PARIS, 18 septembre (Reuters) - Le rappel par la France de ses ambassadeurs aux Etats-Unis et en Australie est "un acte politique lourd" qui montre la "force de la crise", a déclaré samedi le ministre des Affaires étrangères Jean-Yves Le Drian.
Cette mesure est intervenue après l'annulation par Canberra du contrat de fourniture de sous-marins français au profit d'un partenariat stratégique avec Washington et Londres, une décision qui a provoqué la stupeur et la fureur de Paris.
Vendredi soir, la France a annoncé avoir rappelé ses ambassadeurs aux Etats-Unis et en Australie pour consultations en raison de la "gravité exceptionnelle" des annonces faites par l'Australie et les Etats-Unis, provoquant une crise diplomatique sans précédent.
"Le fait que, pour la première fois dans l'histoire des relations entre les Etats-Unis et la France, on rappelle notre ambassadeur pour consultations est un acte politique lourd et qui signifie la force de la crise qui existe aujourd'hui avec les Etats-Unis et aussi avec l'Australie", a déclaré Jean-Yves Le Drian sur France 2.
"Il y a duplicité, il y a mépris, il y a mensonge; on ne peut pas jouer dans les alliances comme cela", a dénoncé le ministre.
"Nous sommes des alliés, et donc quand on a un allié, on ne traite pas avec une telle brutalité, une telle imprévisibilité un partenaire majeur qu'est la France", a-t-il ajouté, évoquant une "rupture de confiance" avec les Etats-Unis.
Interrogé sur le fait de savoir si le président Emmanuel Macron et son homologue américain Joe Biden s'étaient parlé, Jean-Yves Le Drian a répondu: "Pas à ma connaissance".
"ÉNORME ERREUR"
Plus tôt samedi, l'ambassadeur de France en Australie, Jean-Pierre Thébault, avait déclaré que Canberra avait commis une "énorme" erreur diplomatique.
"Je pense que cela a été une énorme erreur, une très, très mauvaise gestion du partenariat - parce que ce n'était pas un contrat, c'était un partenariat qui était censé être basé sur la confiance, la compréhension réciproque et la sincérité", a-t-il dit à la presse.

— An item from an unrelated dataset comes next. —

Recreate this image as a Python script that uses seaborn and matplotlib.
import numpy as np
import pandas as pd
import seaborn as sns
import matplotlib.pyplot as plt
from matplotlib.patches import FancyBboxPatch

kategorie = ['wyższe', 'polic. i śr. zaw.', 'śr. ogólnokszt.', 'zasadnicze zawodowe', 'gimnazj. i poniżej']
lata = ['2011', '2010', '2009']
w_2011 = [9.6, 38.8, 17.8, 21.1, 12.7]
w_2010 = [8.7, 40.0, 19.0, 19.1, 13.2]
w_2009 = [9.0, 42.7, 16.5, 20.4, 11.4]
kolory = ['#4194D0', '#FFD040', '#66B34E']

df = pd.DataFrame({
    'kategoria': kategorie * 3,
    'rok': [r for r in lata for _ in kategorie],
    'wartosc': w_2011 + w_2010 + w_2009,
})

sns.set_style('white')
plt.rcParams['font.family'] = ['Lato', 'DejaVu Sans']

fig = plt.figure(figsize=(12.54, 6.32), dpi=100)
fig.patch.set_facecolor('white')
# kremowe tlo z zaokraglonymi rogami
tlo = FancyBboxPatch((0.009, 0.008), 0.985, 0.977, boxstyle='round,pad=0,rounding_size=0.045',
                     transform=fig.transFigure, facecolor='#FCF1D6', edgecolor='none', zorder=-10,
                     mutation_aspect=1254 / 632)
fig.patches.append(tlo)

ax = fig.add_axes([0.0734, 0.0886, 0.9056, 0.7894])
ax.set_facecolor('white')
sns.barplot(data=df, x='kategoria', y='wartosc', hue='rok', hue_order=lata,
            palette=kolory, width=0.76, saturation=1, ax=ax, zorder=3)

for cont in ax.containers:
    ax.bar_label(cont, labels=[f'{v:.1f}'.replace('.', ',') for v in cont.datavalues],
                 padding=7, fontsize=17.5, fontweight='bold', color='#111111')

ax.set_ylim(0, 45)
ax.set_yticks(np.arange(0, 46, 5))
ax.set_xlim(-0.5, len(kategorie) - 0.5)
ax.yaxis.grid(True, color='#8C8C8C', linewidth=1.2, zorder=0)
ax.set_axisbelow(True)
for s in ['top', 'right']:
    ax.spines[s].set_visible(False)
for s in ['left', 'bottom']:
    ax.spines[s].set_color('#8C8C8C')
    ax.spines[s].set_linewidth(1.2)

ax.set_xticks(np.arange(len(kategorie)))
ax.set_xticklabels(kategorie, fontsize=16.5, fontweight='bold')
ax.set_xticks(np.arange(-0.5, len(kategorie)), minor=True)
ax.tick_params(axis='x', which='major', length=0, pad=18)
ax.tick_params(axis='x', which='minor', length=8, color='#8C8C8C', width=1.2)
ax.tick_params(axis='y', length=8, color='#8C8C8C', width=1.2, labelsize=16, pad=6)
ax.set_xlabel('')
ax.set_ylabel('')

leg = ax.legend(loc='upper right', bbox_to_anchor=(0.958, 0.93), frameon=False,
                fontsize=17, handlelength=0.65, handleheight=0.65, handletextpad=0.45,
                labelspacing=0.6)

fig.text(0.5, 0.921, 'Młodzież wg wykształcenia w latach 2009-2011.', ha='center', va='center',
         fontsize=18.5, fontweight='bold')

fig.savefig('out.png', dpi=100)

De son côté, la Malaisie a exprimé samedi ses inquiétudes après l'annonce du nouveau partenariat de sécurité et de défense entre les Etats-Unis, la Grande-Bretagne et l'Australie, disant redouter une course à l'armement nucléaire dans la région indo-pacifique où Pékin renforce son influence.
"Cela poussera d'autres puissances à agir également de manière plus agressive dans la région, en particulier dans la mer de Chine méridionale", a déclaré le bureau du Premier ministre de Malaisie dans un communiqué, sans mentionner ouvertement la Chine.

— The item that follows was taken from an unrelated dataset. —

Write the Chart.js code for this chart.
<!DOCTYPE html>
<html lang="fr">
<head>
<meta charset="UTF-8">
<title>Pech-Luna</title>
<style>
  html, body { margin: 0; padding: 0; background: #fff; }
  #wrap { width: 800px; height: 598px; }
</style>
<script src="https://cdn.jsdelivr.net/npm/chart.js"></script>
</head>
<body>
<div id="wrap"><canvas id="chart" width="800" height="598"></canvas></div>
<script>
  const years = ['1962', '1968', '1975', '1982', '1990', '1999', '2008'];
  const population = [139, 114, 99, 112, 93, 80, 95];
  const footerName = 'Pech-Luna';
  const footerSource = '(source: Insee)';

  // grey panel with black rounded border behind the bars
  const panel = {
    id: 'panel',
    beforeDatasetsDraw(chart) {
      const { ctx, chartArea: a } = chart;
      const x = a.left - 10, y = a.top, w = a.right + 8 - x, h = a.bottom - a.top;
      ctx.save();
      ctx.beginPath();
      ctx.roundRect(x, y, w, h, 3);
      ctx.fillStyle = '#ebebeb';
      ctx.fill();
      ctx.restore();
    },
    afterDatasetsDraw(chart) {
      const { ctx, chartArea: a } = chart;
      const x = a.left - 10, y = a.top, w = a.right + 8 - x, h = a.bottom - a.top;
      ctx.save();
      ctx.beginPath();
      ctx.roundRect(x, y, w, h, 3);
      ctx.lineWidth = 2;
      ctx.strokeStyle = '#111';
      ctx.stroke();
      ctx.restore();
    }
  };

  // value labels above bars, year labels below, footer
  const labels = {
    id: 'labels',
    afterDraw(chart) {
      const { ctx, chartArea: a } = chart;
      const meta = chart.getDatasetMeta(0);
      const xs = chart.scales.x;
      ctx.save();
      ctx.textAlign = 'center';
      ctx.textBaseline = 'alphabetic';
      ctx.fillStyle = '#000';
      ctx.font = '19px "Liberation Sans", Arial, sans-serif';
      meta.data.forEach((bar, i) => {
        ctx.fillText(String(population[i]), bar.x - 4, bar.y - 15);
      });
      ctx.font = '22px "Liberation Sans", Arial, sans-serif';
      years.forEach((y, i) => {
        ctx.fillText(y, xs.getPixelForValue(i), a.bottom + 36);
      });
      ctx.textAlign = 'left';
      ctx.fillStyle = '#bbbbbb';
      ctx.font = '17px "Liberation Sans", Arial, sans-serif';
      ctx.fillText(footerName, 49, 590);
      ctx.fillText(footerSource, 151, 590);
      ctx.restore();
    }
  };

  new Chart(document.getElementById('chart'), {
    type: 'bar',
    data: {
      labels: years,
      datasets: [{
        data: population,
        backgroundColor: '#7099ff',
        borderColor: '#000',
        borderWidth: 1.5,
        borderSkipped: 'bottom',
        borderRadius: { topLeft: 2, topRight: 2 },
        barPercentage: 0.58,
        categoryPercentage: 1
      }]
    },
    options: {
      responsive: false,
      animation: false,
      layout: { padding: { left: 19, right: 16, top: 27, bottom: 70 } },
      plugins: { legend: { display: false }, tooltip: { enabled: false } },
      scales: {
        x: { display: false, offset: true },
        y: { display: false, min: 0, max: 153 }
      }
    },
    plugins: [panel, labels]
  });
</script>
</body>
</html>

LA FRANCE VEUT DES EXPLICATIONS
L'Australie a dit regretter le rappel de l'ambassadeur de France et comprendre la déception de Paris. De son côté, un responsable de la Maison blanche a déclaré que les Etats-Unis s'emploieraient ces prochains jours à régler leurs divergences avec Paris.
"Ce n'est pas fini", a prévenu pour sa part Jean-Yves Le Drian samedi.
Le ministre des Affaires étrangères a indiqué que la France allait demander des explications à l'Australie alors que l'accord qui a été signé en 2016 avec Canberra "prévoit des clauses lorsqu'une des parties veut quitter l'accord".
"Il y a des dispositions qui indiquent que d'abord, la partie qui veut rompre le fait savoir par écrit. Pour l'instant, nous n'avons pas reçu cette rupture de l'accord intergouvernemental", a-t-il dit sur France 2. "Et ensuite, il faut 12 mois de discussions pour aboutir à une rupture potentielle si une des deux parties veut rompre au bout de 24 mois", a expliqué le ministre.
"Nous allons donc agir pour demander des explications aux Australiens, pour savoir comment ils comptent eux-même respecter l'accord qu'ils ont eux-même signé".